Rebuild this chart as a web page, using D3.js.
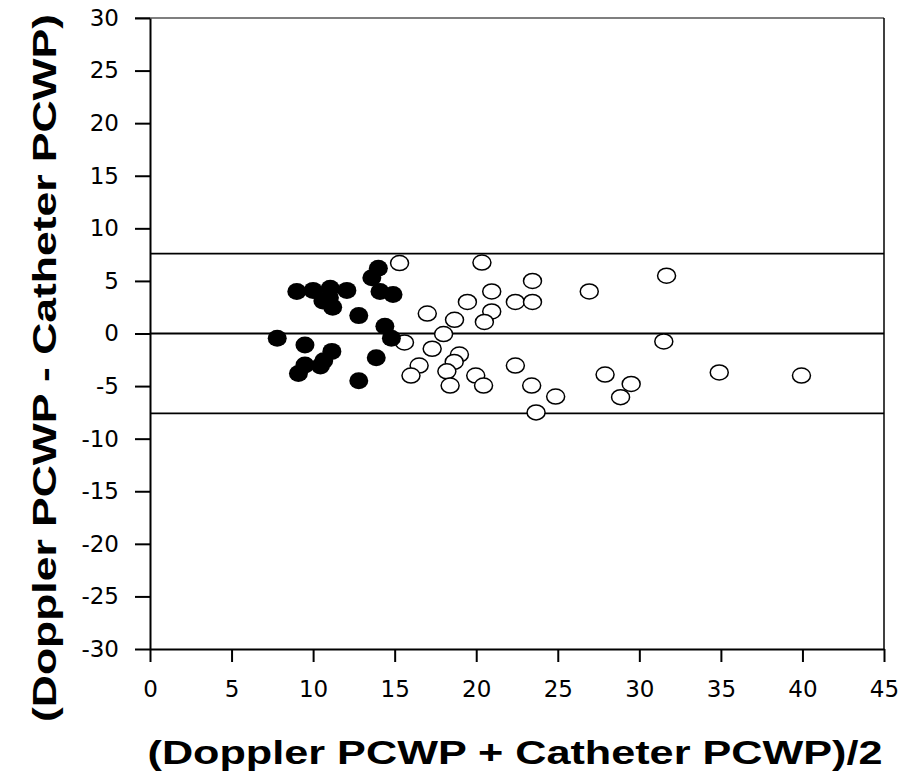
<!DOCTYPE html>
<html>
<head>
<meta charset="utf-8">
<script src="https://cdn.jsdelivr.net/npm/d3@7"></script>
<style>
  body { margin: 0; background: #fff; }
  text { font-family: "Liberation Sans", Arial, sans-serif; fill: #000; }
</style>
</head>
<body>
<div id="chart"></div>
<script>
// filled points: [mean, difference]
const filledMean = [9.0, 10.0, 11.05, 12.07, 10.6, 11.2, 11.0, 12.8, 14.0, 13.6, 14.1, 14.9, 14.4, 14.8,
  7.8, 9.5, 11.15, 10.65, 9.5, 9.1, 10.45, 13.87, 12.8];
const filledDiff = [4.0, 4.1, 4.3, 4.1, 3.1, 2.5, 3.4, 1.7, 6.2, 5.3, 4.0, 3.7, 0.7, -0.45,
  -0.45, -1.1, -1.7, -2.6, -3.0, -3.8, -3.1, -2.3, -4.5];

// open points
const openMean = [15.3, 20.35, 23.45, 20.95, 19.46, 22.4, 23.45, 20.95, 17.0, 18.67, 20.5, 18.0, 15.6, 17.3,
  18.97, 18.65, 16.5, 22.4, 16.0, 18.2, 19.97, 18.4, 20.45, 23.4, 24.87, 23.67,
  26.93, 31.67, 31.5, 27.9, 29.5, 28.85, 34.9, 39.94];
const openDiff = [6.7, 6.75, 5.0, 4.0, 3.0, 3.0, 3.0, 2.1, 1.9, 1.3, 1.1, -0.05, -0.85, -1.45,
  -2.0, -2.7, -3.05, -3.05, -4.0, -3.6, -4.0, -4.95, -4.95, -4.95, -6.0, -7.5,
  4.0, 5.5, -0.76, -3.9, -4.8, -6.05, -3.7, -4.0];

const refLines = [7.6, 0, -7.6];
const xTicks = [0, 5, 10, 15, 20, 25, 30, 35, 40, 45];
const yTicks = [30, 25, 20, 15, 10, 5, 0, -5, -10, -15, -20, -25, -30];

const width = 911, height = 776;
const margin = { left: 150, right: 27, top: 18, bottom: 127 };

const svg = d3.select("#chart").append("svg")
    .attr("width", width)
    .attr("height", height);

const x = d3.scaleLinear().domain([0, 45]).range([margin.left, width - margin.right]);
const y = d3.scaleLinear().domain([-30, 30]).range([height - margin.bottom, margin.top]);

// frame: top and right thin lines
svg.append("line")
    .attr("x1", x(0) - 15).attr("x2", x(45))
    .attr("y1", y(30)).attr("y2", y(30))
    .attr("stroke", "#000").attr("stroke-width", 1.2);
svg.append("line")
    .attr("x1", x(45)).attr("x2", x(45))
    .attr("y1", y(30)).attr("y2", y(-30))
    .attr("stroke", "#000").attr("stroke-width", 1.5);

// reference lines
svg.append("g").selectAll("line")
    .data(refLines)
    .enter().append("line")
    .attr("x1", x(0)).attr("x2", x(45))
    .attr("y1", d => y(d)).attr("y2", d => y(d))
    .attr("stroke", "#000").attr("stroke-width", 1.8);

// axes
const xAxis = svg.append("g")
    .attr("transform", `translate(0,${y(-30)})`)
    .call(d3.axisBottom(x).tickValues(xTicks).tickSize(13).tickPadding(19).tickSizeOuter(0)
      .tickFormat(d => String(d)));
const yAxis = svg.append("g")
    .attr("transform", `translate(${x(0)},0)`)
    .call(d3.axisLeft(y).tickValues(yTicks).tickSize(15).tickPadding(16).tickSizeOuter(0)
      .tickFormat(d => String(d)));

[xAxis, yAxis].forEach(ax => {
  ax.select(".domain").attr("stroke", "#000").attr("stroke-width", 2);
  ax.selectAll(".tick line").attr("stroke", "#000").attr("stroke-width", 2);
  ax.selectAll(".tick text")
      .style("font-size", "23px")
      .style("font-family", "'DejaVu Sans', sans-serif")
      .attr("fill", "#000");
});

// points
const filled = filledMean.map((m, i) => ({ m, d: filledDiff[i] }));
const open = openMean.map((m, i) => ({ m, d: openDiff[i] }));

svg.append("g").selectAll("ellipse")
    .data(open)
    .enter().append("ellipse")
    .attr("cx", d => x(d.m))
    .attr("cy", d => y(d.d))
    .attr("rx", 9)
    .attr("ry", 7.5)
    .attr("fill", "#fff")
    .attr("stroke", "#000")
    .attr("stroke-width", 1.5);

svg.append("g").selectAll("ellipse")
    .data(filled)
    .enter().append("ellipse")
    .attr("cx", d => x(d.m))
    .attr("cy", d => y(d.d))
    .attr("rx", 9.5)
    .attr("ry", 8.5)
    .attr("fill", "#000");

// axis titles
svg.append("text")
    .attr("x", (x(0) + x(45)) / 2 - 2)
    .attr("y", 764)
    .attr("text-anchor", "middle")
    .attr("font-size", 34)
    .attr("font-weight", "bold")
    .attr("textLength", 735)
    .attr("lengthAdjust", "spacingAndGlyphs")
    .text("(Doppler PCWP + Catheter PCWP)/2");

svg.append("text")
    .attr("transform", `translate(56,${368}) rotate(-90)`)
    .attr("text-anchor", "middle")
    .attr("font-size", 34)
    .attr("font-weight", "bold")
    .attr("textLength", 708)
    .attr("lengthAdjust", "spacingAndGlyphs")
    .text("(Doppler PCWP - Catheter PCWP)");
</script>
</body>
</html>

▶ _Written request_
Repeat the listing above up to and including the line with "-0.45, -1.1, -1.7, -2.6, -3.0, -3.8, -3.1, -2.3, -4.5];", starting from its first line. Drop any pictures.

▶ _Answer to this problem_
Rebuild this chart as a web page, using D3.js.
<!DOCTYPE html>
<html>
<head>
<meta charset="utf-8">
<script src="https://cdn.jsdelivr.net/npm/d3@7"></script>
<style>
  body { margin: 0; background: #fff; }
  text { font-family: "Liberation Sans", Arial, sans-serif; fill: #000; }
</style>
</head>
<body>
<div id="chart"></div>
<script>
// filled points: [mean, difference]
const filledMean = [9.0, 10.0, 11.05, 12.07, 10.6, 11.2, 11.0, 12.8, 14.0, 13.6, 14.1, 14.9, 14.4, 14.8,
  7.8, 9.5, 11.15, 10.65, 9.5, 9.1, 10.45, 13.87, 12.8];
const filledDiff = [4.0, 4.1, 4.3, 4.1, 3.1, 2.5, 3.4, 1.7, 6.2, 5.3, 4.0, 3.7, 0.7, -0.45,
  -0.45, -1.1, -1.7, -2.6, -3.0, -3.8, -3.1, -2.3, -4.5];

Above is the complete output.